I press on to Menton, visibility reducing as the cloud cover drops and wet snow thickens, accumulating on every crease in my jacket, within the holes in my helmet and above my sunglasses. Ice-cold water is running into my overshoes and my gloves are beginning to soak through; snow is quickly settling on the roads and cars. The descent into Menton is short but bitterly cold, the reading on my Garmin dropping below freezing. First minus one, then minus two; 15 degrees the usual high at this time of year.

Cafe du Cycliste, Nice, Cote d'Azur (Pic: George Scott/Factory Media)
  • Do it yourself (without the snow, hopefully)

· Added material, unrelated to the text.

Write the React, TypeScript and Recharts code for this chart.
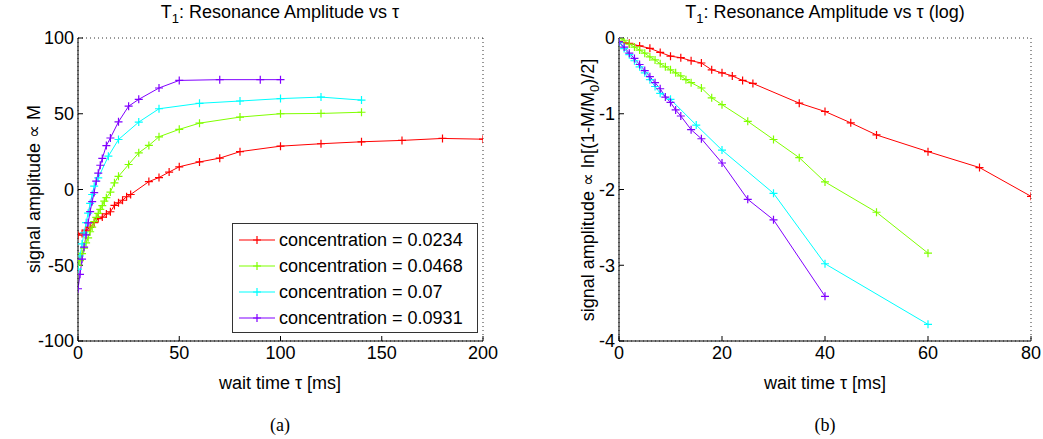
import React from 'react';
import { LineChart, Line, XAxis, YAxis, CartesianGrid, Legend } from 'recharts';

// ---------- data ----------
const seriesNames = ['concentration = 0.0234', 'concentration = 0.0468', 'concentration = 0.07', 'concentration = 0.0931'];
const seriesColors = ['#ff0000', '#80ff00', '#00ffff', '#8000ff'];

// wait times (ms)
const redT = [0, 2, 4, 6, 8, 10, 12, 14, 16, 18, 20, 22, 24, 26, 35, 40, 45, 50, 60, 70, 80, 100, 120, 140, 160, 180, 200];
const greenT = [0, 1, 2, 3, 4, 5, 6, 7, 8, 9, 10, 11, 12, 13, 14, 16, 18, 20, 25, 30, 35, 40, 50, 60, 80, 100, 120, 140];
const cyanT = [0, 1, 2, 3, 4, 5, 6, 7, 8, 10, 15, 20, 30, 40, 60, 80, 100, 120, 140];
const purpleT = [0, 1, 2, 3, 4, 5, 6, 7, 8, 9, 10, 11, 12, 14, 16, 20, 25, 30, 40, 50, 70, 90, 100];

// (a) signal amplitude M
const redM = [-30.2, -29, -26.8, -25, -21.9, -19.2, -18.2, -16.1, -14.7, -10.5, -8.8, -7.1, -4.8, -3.3, 5.2, 7.9, 11.5, 15, 18.2, 20.7, 25, 28.6, 30.2, 31.5, 32.4, 33.7, 33.2];
const greenM = [-50, -47, -42.3, -38.7, -35.2, -31.9, -27.9, -24.9, -21.2, -18.4, -15.7, -13.1, -10.7, -7.7, -5.4, -1.7, 4.4, 8.7, 16.5, 24.2, 29.1, 34.8, 39.7, 43.8, 47.8, 50, 50.2, 51];
const cyanM = [-52.5, -43.9, -35.9, -28.6, -21.9, -15.6, -9.2, -3.3, 2.2, 7.7, 22, 33, 44.5, 53.3, 56.9, 58.4, 60, 61, 59];
const purpleM = [-65.5, -56, -46, -38, -30, -22, -14.6, -8, -2, 5.5, 10.8, 16, 20.5, 29, 34, 44.7, 55, 59.5, 67, 72, 72.5, 72.5, 72.5];

// (b) ln[(1-M/M0)/2]
const redLog = [-0.05, -0.07, -0.105, -0.136, -0.19, -0.24, -0.26, -0.3, -0.33, -0.42, -0.46, -0.5, -0.56, -0.6, -0.86, -0.97, -1.12, -1.28, -1.5, -1.71, -2.09];
const greenLog = [0, -0.03, -0.08, -0.12, -0.16, -0.2, -0.25, -0.29, -0.34, -0.38, -0.42, -0.46, -0.5, -0.55, -0.59, -0.66, -0.79, -0.88, -1.1, -1.34, -1.58, -1.9, -2.3, -2.84];
const cyanLog = [-0.06, -0.14, -0.22, -0.3, -0.38, -0.46, -0.55, -0.64, -0.73, -0.81, -1.15, -1.48, -2.05, -2.98, -3.78];
const purpleLog = [-0.05, -0.12, -0.2, -0.27, -0.35, -0.43, -0.51, -0.59, -0.67, -0.78, -0.85, -0.95, -1.03, -1.21, -1.33, -1.65, -2.13, -2.4, -3.41];

// ticks
const xTicksA = [0, 50, 100, 150, 200];
const yTicksA = [-100, -50, 0, 50, 100];
const xTicksB = [0, 20, 40, 60, 80];
const yTicksB = [-4, -3, -2, -1, 0];

// ---------- helpers ----------
const rows = (t: number[], v: number[]) => v.map((y, i) => ({ t: t[i], v: y }));

const dataA = [rows(redT, redM), rows(greenT, greenM), rows(cyanT, cyanM), rows(purpleT, purpleM)];
const dataB = [rows(redT, redLog), rows(greenT, greenLog), rows(cyanT, cyanLog), rows(purpleT, purpleLog)];

const FONT = '"Liberation Sans", Arial, Helvetica, sans-serif';
const tickStyle = { fontSize: 18, fill: '#000', fontFamily: FONT };
const GRID = '#333';

const plusDot = (color: string) => (props: any) => {
  const { cx, cy, index } = props;
  if (cx == null || cy == null || isNaN(cx) || isNaN(cy)) return <g key={`d${index}`} />;
  return (
    <path
      key={`d${index}`}
      d={`M${cx - 4},${cy}H${cx + 4}M${cx},${cy - 4}V${cy + 4}`}
      stroke={color}
      strokeWidth={1.2}
      fill="none"
    />
  );
};

const LegendBox = () => (
  <div
    style={{
      width: 246,
      height: 110,
      boxSizing: 'border-box',
      border: '1px solid #333',
      background: '#fff',
      paddingTop: 3,
      fontFamily: FONT,
      fontSize: 18,
      color: '#000',
    }}
  >
    {seriesNames.map((n, i) => (
      <div key={n} style={{ display: 'flex', alignItems: 'center', height: 26 }}>
        <svg width={46} height={20} style={{ display: 'block' }}>
          <line x1={6} y1={10} x2={42} y2={10} stroke={seriesColors[i]} strokeWidth={1.2} />
          <path d="M24,6V14M20,10H28" stroke={seriesColors[i]} strokeWidth={1.2} />
        </svg>
        <span style={{ whiteSpace: 'nowrap' }}>{n}</span>
      </div>
    ))}
  </div>
);

const ChartA = () => (
  <LineChart width={520} height={439} margin={{ top: 38, right: 37, bottom: 68, left: 38 }}>
    <CartesianGrid stroke={GRID} strokeDasharray="1 3" />
    <XAxis
      xAxisId="main"
      dataKey="t"
      type="number"
      domain={[0, 200]}
      ticks={xTicksA}
      allowDataOverflow
      height={30}
      tick={tickStyle}
      tickSize={-5}
      tickMargin={10}
      stroke="#000"
    />
    <XAxis xAxisId="top" orientation="top" type="number" domain={[0, 200]} ticks={xTicksA} height={0} tick={false} tickSize={-5} stroke="#000" />
    <YAxis
      yAxisId="main"
      type="number"
      domain={[-100, 100]}
      ticks={yTicksA}
      allowDataOverflow
      width={40}
      tick={tickStyle}
      tickSize={-5}
      tickMargin={9}
      stroke="#000"
    />
    <YAxis yAxisId="right" orientation="right" type="number" domain={[-100, 100]} ticks={yTicksA} width={0} tick={false} tickSize={-5} stroke="#000" />
    {dataA.map((d, i) => (
      <Line
        key={seriesNames[i]}
        xAxisId="main"
        yAxisId="main"
        data={d}
        dataKey="v"
        name={seriesNames[i]}
        type="linear"
        stroke={seriesColors[i]}
        strokeWidth={1}
        dot={plusDot(seriesColors[i])}
        activeDot={false}
        isAnimationActive={false}
      />
    ))}
    <Legend
      layout="vertical"
      align="center"
      verticalAlign="middle"
      wrapperStyle={{ position: 'absolute', left: 232, top: 223, width: 246, height: 110 }}
      content={() => <LegendBox />}
    />
  </LineChart>
);

const ChartB = () => (
  <LineChart width={523} height={439} margin={{ top: 38, right: 12, bottom: 68, left: 59 }}>
    <CartesianGrid stroke={GRID} strokeDasharray="1 3" />
    <XAxis
      xAxisId="main"
      dataKey="t"
      type="number"
      domain={[0, 80]}
      ticks={xTicksB}
      allowDataOverflow
      height={30}
      tick={tickStyle}
      tickSize={-5}
      tickMargin={10}
      stroke="#000"
    />
    <XAxis xAxisId="top" orientation="top" type="number" domain={[0, 80]} ticks={xTicksB} height={0} tick={false} tickSize={-5} stroke="#000" />
    <YAxis
      yAxisId="main"
      type="number"
      domain={[-4, 0]}
      ticks={yTicksB}
      allowDataOverflow
      width={40}
      tick={tickStyle}
      tickSize={-5}
      tickMargin={9}
      stroke="#000"
    />
    <YAxis yAxisId="right" orientation="right" type="number" domain={[-4, 0]} ticks={yTicksB} width={0} tick={false} tickSize={-5} stroke="#000" />
    {dataB.map((d, i) => (
      <Line
        key={seriesNames[i]}
        xAxisId="main"
        yAxisId="main"
        data={d}
        dataKey="v"
        name={seriesNames[i]}
        type="linear"
        stroke={seriesColors[i]}
        strokeWidth={1}
        dot={plusDot(seriesColors[i])}
        activeDot={false}
        isAnimationActive={false}
      />
    ))}
  </LineChart>
);

const Texts = () => (
  <svg width={1043} height={439} style={{ position: 'absolute', left: 0, top: 0, pointerEvents: 'none' }}>
    <g fontFamily={FONT} fontSize={18} fill="#000">
      <text x={280} y={18} textAnchor="middle">
        T<tspan dy={5} fontSize={13}>1</tspan>
        <tspan dy={-5}>: Resonance Amplitude vs τ</tspan>
      </text>
      <text x={825} y={18} textAnchor="middle">
        T<tspan dy={5} fontSize={13}>1</tspan>
        <tspan dy={-5}>: Resonance Amplitude vs τ (log)</tspan>
      </text>
      <text x={280} y={389} textAnchor="middle">wait time τ [ms]</text>
      <text x={825} y={389} textAnchor="middle">wait time τ [ms]</text>
      <text transform="translate(40,189) rotate(-90)" textAnchor="middle">signal amplitude ∝ M</text>
      <text transform="translate(594,190) rotate(-90)" textAnchor="middle">
        signal amplitude ∝ ln[(1-M/M<tspan dy={5} fontSize={13}>0</tspan>
        <tspan dy={-5}>)/2]</tspan>
      </text>
    </g>
    <g fontFamily='"Liberation Serif", "DejaVu Serif", serif' fontSize={18} fill="#000">
      <text x={280} y={431} textAnchor="middle">(a)</text>
      <text x={825} y={431} textAnchor="middle">(b)</text>
    </g>
  </svg>
);

export default function App() {
  return (
    <div style={{ position: 'absolute', left: 0, top: 0, width: 1043, height: 439, background: '#fff', overflow: 'hidden' }}>
      <div style={{ position: 'absolute', left: 0, top: 0 }}>
        <ChartA />
      </div>
      <div style={{ position: 'absolute', left: 520, top: 0 }}>
        <ChartB />
      </div>
      <Texts />
    </div>
  );
}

  • Café du Cycliste’s Nice HQ offers high-end bike hire and excellent coffee , as well as stocking the French brand’s range of clothing. Group rides leave the shop every Sunday, with social ‘Cappuccino’ and fast ‘Espresso’ rides, while the Café du Cycliste website is an excellent resource for local routes and climbs
  • Nice Côte d’Azur Airport is only 15 minutes from the city centre and is served by year-round flights from London, as well as seasonal flights to a number of regional UK airports

The coffee stop I’d planned in Menton can’t come soon enough but the first few I pass are closed, including, ironically, the Madone cafe. There’s no chance I’ll be climbing into the mountains today and briefly it feels like all of Menton’s cafes are closed – the high-season of July and August a meteorological lifetime away – but I eventually find one and unsurprisingly its full to the brim with locals escaping the blizzard. Menton is the last town before the border and the cafe staff are all speaking Italian, not French. I’m not far from San Remo, where in just a few weeks the first Monument race of the season will finish.

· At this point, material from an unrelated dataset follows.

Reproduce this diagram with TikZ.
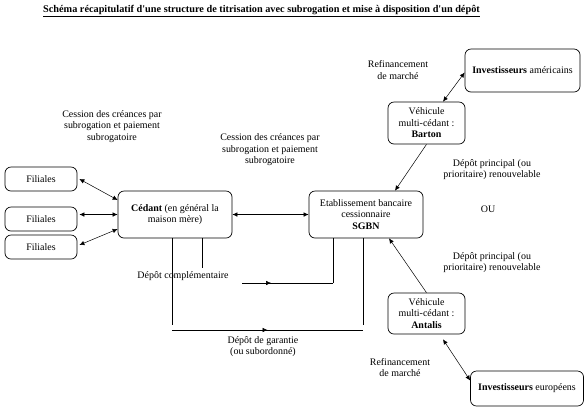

I ask the waitress if the cafe has a radiator to dry my gloves but she smiles, apologetically. Weather conditions like this may be normal in the Alps to the north, but are almost unheard of this close to the coast. As I wrap my hands around a hot chocolate, my phone buzzes with a text message from Julie, checking everything is ok. The snow has worsened in Nice, too.

Cafe du Cycliste, Nice, Cote d'Azur (Pic: George Scott/Factory Media)

I don’t stop for long and emerge back out into the elements, the snow now at its heaviest. I pull on my gloves and make a quick detour to the beach, which is disappearing under a white blanket just as three Team Sky riders pass by. They’re not hanging around – eager to get back to Monaco, no doubt – but I later learn one of them is Michal Kwiatkowski, winner of the 2017 Milan-San Remo. Kwiatkowski is back in France fresh from winning the early-season Volta ao Algarve race and has been out to recon the finale of this year’s La Primavera, which will take place in less than three weeks. A series of Instagram videos show his ride hasn’t been short of snow, either.

Michal Kwiatkowski also enjoyed a day out in the snow having returned to France off the back of winning the Volta ao Algarve (Pic: @kwiato)

I begin to pedal out of town, tentatively approaching every junction and roundabout. It’s getting sketchy, with a combination of snow, slush and ice forming under my tyres. With nearly 20 miles of rolling, winding coast road between here and Nice, and the prospect of the weather conditions not improving, I decide to play it safe, spotting a sign for the station and sheltering on the platform before the next train arrives 15 minutes later. Sometimes it’s just not worth the risk of crashing, with an evening flight to catch and a full season of riding to come.

This is how the Cote d’Azur is supposed to look, even at the end of February (Pic: George Scott/Factory Media)

As I peer out of the train window the weather begins to improve once I get past Monaco and, while it’s still snowing, the roads are clear, so I jump off early and ride the final five miles back to Nice.

“We can normally ride the road to Menton in bib shorts and a jersey on our lunch ride at this time of year,” says Remi, as I arrive back at Café du Cycliste. It’s a sun trap, he says, sandwiched between the cliff and the ocean. Not today, but while my ride may not have unfolded as I’d planned, now I’ve just got a reason to come back.